Friday, November 20, 2009

Lion's Head (Pork Meatballs with Napa Cabbage)

Obviously it is not uncommon for me to try cooking something I've never cooked before.  But occasionally I am so crazy that I try cooking something I've never even eaten before.  I know.  I'm a maniac.

Tonight's dish was motivated by a particularly beautiful head of napa cabbage that I picked up at the farmers market last weekend.  I sought out a recipe that put a spotlight on this lovely pale green cabbage, and found Lion's Head.  I was intrigued.  And considering I got the original recipe from Rachael Ray, I'm guessing it's not the most authentic Chinese cuisine.  But it's tasty.

This is a meal meant to be served over rice, but I chose to have it as a shallow sort of soup.  It reminded me of matzo ball soup, only with giant meatballs instead of matzo balls.  The flavors are mild, so if you're looking for something with more zing I'd add ginger or maybe hot chilies to the meatballs.  As it stands, it's a comforting and hearty meal that is pretty inoffensive, and maybe even yummy.  You be the judge.
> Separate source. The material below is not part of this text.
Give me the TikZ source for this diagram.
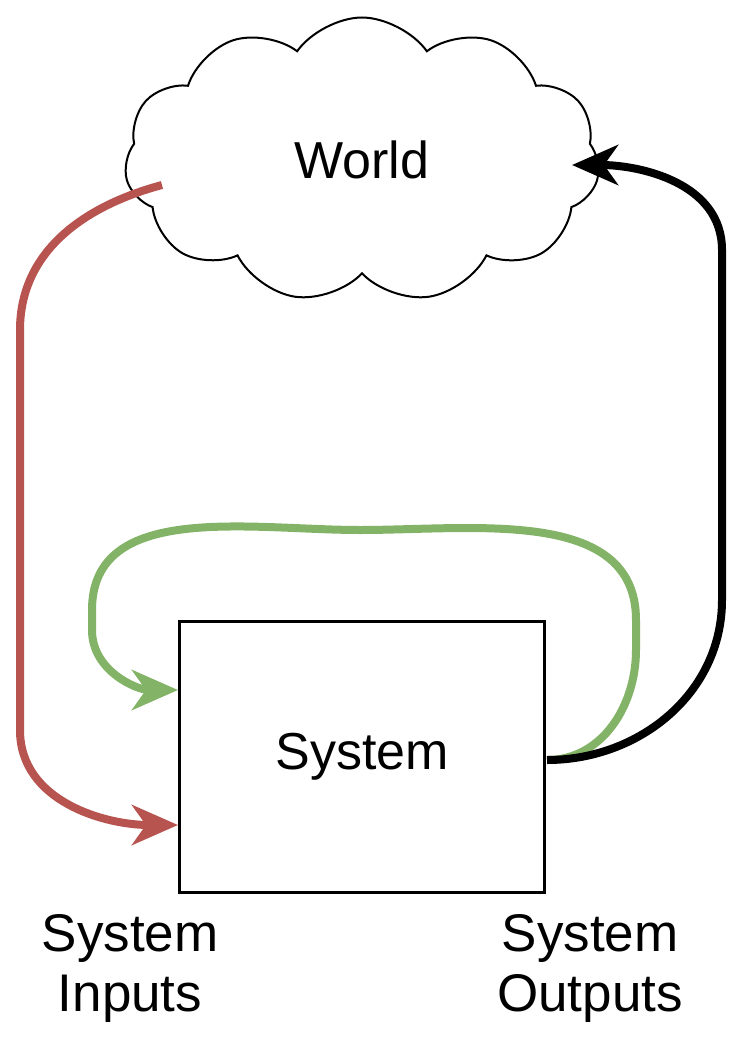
\documentclass[tikz,border=0pt]{standalone}
\usepackage{fontspec}
\setmainfont{Liberation Sans}
\usetikzlibrary{shapes.symbols,arrows.meta}
\begin{document}
\begin{tikzpicture}[x=1pt,y=-1pt,
  conn/.style={line width=8pt,-{Stealth[length=46pt,width=40pt,inset=14pt]}},
  lbl/.style={font=\fontsize{53}{60}\selectfont,align=center}]
\useasboundingbox (0,0) rectangle (748,1046);
\node[cloud,draw,line width=2pt,cloud puffs=11,cloud puff arc=110,aspect=1.6,minimum width=475pt,minimum height=285pt,font=\fontsize{52}{60}\selectfont] (world) at (362,160) {World};
\node[draw,line width=3pt,minimum width=365pt,minimum height=271pt,font=\fontsize{52}{60}\selectfont] (sys) at (362,757) {System};
\coordinate (rs) at (162,185);
\coordinate (ri) at (178,825);
\coordinate (gi) at (178,690);
\coordinate (bo) at (547,760);
\coordinate (bi) at (572,165);
\draw[conn,color={rgb,255:red,184;green,84;blue,80}] (rs) to[out=195,in=90] (20,330) -- (20,730) to[out=-90,in=180] (ri);
\draw[conn,color={rgb,255:red,130;green,179;blue,102}] (bo) to[out=0,in=-90] (636,650) -- (636,620) to[out=90,in=0] (360,530) to[out=180,in=90] (92,610) -- (92,630) to[out=-90,in=180] (gi);
\draw[conn,black] (bo) to[out=0,in=-90] (722,600) -- (722,250) to[out=90,in=0] (bi);
\node[lbl] (inl) at (130,968) {System\\Inputs};
\node[lbl] (outl) at (590,968) {System\\Outputs};
\end{tikzpicture}
\end{document}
Feel free to substitute ground turkey or chicken, though if it's too lean it will be too dry.

Lion's Head
adapted from Rachael Ray's Book of 10
serves 3


1 pound lean ground pork
3 tablespoons low sodium soy sauce
1 egg
2 garlic cloves, minced or pressed
3 scallions, green parts only, finely chopped
1 small red bell pepper, seeded and diced
1/4 cup cornstarch
3 tablespoons vegetable oil
3/4 cup chicken broth
1 small to medium head of napa cabbage, cored and chopped


1.  Combine pork, soy sauce, egg, garlic, scallions, bell pepper, and one tablespoon of the cornstarch in a bowl.  Stir together until combined, but do not overmix.  It's kind of gross, but you should probably use your hands.  Form into six large meatballs.  Dust the meatballs evenly with remaining cornstarch.

2.  In a large skillet or wok, heat the oil over high heat.  When it is starting to ripple, add the meatballs and fry for about 2 minutes on each side, so the meatballs are nicely browned all over but not cooked through.

3.  In a medium to large Dutch oven or soup pot, bring the chicken broth to a bubble.  Add half the cabbage, followed by the meatballs, followed by the remaining cabbage.  The pot should be pretty much filled up to the top.  Put on the lid and simmer for 10 minutes.  Remove the lid and let simmer for about a minute.  The cabbage should be mostly wilted and the meatballs should be cooked through.  Serve.